* _Objective_:
Repeat every line below exactly, word for word.

* _Dataset content_:
---------------

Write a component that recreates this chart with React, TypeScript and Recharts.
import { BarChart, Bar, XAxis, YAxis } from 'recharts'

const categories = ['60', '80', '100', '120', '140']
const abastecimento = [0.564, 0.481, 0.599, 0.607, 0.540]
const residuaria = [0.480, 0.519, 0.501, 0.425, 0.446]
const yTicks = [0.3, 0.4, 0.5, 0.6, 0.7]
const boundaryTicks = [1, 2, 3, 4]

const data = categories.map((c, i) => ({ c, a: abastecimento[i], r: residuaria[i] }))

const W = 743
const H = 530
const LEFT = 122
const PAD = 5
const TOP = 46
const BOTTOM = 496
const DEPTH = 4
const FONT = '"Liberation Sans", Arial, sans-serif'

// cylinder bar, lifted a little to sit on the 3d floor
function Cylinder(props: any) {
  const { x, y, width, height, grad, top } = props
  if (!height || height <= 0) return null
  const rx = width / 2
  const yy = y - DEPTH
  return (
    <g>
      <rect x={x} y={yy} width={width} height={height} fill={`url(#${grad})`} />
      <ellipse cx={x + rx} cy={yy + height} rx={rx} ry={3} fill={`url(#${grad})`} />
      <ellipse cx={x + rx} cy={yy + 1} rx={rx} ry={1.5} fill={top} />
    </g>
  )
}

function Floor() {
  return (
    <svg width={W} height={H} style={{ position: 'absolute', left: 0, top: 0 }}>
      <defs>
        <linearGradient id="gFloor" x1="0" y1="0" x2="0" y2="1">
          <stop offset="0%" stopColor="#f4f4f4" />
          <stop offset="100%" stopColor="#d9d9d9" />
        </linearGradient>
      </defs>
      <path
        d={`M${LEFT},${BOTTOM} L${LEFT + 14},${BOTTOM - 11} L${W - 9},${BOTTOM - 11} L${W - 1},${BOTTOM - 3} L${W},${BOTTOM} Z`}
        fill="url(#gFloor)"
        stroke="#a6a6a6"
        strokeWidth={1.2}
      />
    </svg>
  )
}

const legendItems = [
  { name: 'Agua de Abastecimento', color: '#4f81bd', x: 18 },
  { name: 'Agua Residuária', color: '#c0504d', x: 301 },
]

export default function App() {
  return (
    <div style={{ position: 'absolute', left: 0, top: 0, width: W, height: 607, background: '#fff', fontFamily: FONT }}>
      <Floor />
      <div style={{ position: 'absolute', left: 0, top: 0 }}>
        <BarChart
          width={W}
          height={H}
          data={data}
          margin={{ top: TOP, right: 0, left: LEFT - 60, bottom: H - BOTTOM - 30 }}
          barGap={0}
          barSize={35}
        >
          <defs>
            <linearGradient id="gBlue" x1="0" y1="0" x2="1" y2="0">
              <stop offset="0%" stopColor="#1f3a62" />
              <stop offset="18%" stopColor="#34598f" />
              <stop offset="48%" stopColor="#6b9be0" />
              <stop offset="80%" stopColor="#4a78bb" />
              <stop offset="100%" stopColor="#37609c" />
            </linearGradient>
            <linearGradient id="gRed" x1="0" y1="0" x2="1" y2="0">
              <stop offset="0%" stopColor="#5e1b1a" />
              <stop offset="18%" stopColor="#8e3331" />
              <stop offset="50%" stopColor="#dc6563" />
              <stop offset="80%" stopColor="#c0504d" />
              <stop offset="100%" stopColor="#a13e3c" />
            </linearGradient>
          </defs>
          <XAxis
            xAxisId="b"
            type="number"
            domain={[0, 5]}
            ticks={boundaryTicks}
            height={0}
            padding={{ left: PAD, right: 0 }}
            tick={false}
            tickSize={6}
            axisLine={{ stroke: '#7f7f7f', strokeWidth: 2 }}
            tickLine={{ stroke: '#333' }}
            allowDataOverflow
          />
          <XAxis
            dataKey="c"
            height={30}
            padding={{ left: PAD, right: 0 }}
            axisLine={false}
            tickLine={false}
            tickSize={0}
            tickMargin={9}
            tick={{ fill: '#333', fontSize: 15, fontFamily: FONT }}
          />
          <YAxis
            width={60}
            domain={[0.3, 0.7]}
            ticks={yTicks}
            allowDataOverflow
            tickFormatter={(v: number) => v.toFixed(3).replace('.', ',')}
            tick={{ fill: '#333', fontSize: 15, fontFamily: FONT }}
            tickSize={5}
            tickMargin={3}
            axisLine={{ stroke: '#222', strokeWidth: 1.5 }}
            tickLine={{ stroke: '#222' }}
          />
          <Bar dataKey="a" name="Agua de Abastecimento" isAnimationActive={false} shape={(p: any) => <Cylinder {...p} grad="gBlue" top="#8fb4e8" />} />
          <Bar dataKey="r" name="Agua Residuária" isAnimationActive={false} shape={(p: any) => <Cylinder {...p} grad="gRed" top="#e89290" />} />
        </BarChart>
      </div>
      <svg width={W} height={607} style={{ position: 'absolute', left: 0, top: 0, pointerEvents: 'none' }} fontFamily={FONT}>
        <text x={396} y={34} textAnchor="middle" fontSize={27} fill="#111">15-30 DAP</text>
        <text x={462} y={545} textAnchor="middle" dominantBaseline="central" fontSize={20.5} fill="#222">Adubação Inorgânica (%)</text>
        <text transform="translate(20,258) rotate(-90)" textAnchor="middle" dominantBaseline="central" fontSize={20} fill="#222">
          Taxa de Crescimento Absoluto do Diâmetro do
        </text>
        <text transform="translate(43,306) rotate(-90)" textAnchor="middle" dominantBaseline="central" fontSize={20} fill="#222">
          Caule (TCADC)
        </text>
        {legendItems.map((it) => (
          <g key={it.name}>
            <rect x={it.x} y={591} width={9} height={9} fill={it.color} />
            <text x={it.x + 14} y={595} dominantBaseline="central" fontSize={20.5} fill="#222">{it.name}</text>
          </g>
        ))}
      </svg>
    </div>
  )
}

---------------

* _Complete answer_:
Write a component that recreates this chart with React, TypeScript and Recharts.
import { BarChart, Bar, XAxis, YAxis } from 'recharts'

const categories = ['60', '80', '100', '120', '140']
const abastecimento = [0.564, 0.481, 0.599, 0.607, 0.540]
const residuaria = [0.480, 0.519, 0.501, 0.425, 0.446]
const yTicks = [0.3, 0.4, 0.5, 0.6, 0.7]
const boundaryTicks = [1, 2, 3, 4]

const data = categories.map((c, i) => ({ c, a: abastecimento[i], r: residuaria[i] }))

const W = 743
const H = 530
const LEFT = 122
const PAD = 5
const TOP = 46
const BOTTOM = 496
const DEPTH = 4
const FONT = '"Liberation Sans", Arial, sans-serif'

// cylinder bar, lifted a little to sit on the 3d floor
function Cylinder(props: any) {
  const { x, y, width, height, grad, top } = props
  if (!height || height <= 0) return null
  const rx = width / 2
  const yy = y - DEPTH
  return (
    <g>
      <rect x={x} y={yy} width={width} height={height} fill={`url(#${grad})`} />
      <ellipse cx={x + rx} cy={yy + height} rx={rx} ry={3} fill={`url(#${grad})`} />
      <ellipse cx={x + rx} cy={yy + 1} rx={rx} ry={1.5} fill={top} />
    </g>
  )
}

function Floor() {
  return (
    <svg width={W} height={H} style={{ position: 'absolute', left: 0, top: 0 }}>
      <defs>
        <linearGradient id="gFloor" x1="0" y1="0" x2="0" y2="1">
          <stop offset="0%" stopColor="#f4f4f4" />
          <stop offset="100%" stopColor="#d9d9d9" />
        </linearGradient>
      </defs>
      <path
        d={`M${LEFT},${BOTTOM} L${LEFT + 14},${BOTTOM - 11} L${W - 9},${BOTTOM - 11} L${W - 1},${BOTTOM - 3} L${W},${BOTTOM} Z`}
        fill="url(#gFloor)"
        stroke="#a6a6a6"
        strokeWidth={1.2}
      />
    </svg>
  )
}

const legendItems = [
  { name: 'Agua de Abastecimento', color: '#4f81bd', x: 18 },
  { name: 'Agua Residuária', color: '#c0504d', x: 301 },
]

export default function App() {
  return (
    <div style={{ position: 'absolute', left: 0, top: 0, width: W, height: 607, background: '#fff', fontFamily: FONT }}>
      <Floor />
      <div style={{ position: 'absolute', left: 0, top: 0 }}>
        <BarChart
          width={W}
          height={H}
          data={data}
          margin={{ top: TOP, right: 0, left: LEFT - 60, bottom: H - BOTTOM - 30 }}
          barGap={0}
          barSize={35}
        >
          <defs>
            <linearGradient id="gBlue" x1="0" y1="0" x2="1" y2="0">
              <stop offset="0%" stopColor="#1f3a62" />
              <stop offset="18%" stopColor="#34598f" />
              <stop offset="48%" stopColor="#6b9be0" />
              <stop offset="80%" stopColor="#4a78bb" />
              <stop offset="100%" stopColor="#37609c" />
            </linearGradient>
            <linearGradient id="gRed" x1="0" y1="0" x2="1" y2="0">
              <stop offset="0%" stopColor="#5e1b1a" />
              <stop offset="18%" stopColor="#8e3331" />
              <stop offset="50%" stopColor="#dc6563" />
              <stop offset="80%" stopColor="#c0504d" />
              <stop offset="100%" stopColor="#a13e3c" />
            </linearGradient>
          </defs>
          <XAxis
            xAxisId="b"
            type="number"
            domain={[0, 5]}
            ticks={boundaryTicks}
            height={0}
            padding={{ left: PAD, right: 0 }}
            tick={false}
            tickSize={6}
            axisLine={{ stroke: '#7f7f7f', strokeWidth: 2 }}
            tickLine={{ stroke: '#333' }}
            allowDataOverflow
          />
          <XAxis
            dataKey="c"
            height={30}
            padding={{ left: PAD, right: 0 }}
            axisLine={false}
            tickLine={false}
            tickSize={0}
            tickMargin={9}
            tick={{ fill: '#333', fontSize: 15, fontFamily: FONT }}
          />
          <YAxis
            width={60}
            domain={[0.3, 0.7]}
            ticks={yTicks}
            allowDataOverflow
            tickFormatter={(v: number) => v.toFixed(3).replace('.', ',')}
            tick={{ fill: '#333', fontSize: 15, fontFamily: FONT }}
            tickSize={5}
            tickMargin={3}
            axisLine={{ stroke: '#222', strokeWidth: 1.5 }}
            tickLine={{ stroke: '#222' }}
          />
          <Bar dataKey="a" name="Agua de Abastecimento" isAnimationActive={false} shape={(p: any) => <Cylinder {...p} grad="gBlue" top="#8fb4e8" />} />
          <Bar dataKey="r" name="Agua Residuária" isAnimationActive={false} shape={(p: any) => <Cylinder {...p} grad="gRed" top="#e89290" />} />
        </BarChart>
      </div>
      <svg width={W} height={607} style={{ position: 'absolute', left: 0, top: 0, pointerEvents: 'none' }} fontFamily={FONT}>
        <text x={396} y={34} textAnchor="middle" fontSize={27} fill="#111">15-30 DAP</text>
        <text x={462} y={545} textAnchor="middle" dominantBaseline="central" fontSize={20.5} fill="#222">Adubação Inorgânica (%)</text>
        <text transform="translate(20,258) rotate(-90)" textAnchor="middle" dominantBaseline="central" fontSize={20} fill="#222">
          Taxa de Crescimento Absoluto do Diâmetro do
        </text>
        <text transform="translate(43,306) rotate(-90)" textAnchor="middle" dominantBaseline="central" fontSize={20} fill="#222">
          Caule (TCADC)
        </text>
        {legendItems.map((it) => (
          <g key={it.name}>
            <rect x={it.x} y={591} width={9} height={9} fill={it.color} />
            <text x={it.x + 14} y={595} dominantBaseline="central" fontSize={20.5} fill="#222">{it.name}</text>
          </g>
        ))}
      </svg>
    </div>
  )
}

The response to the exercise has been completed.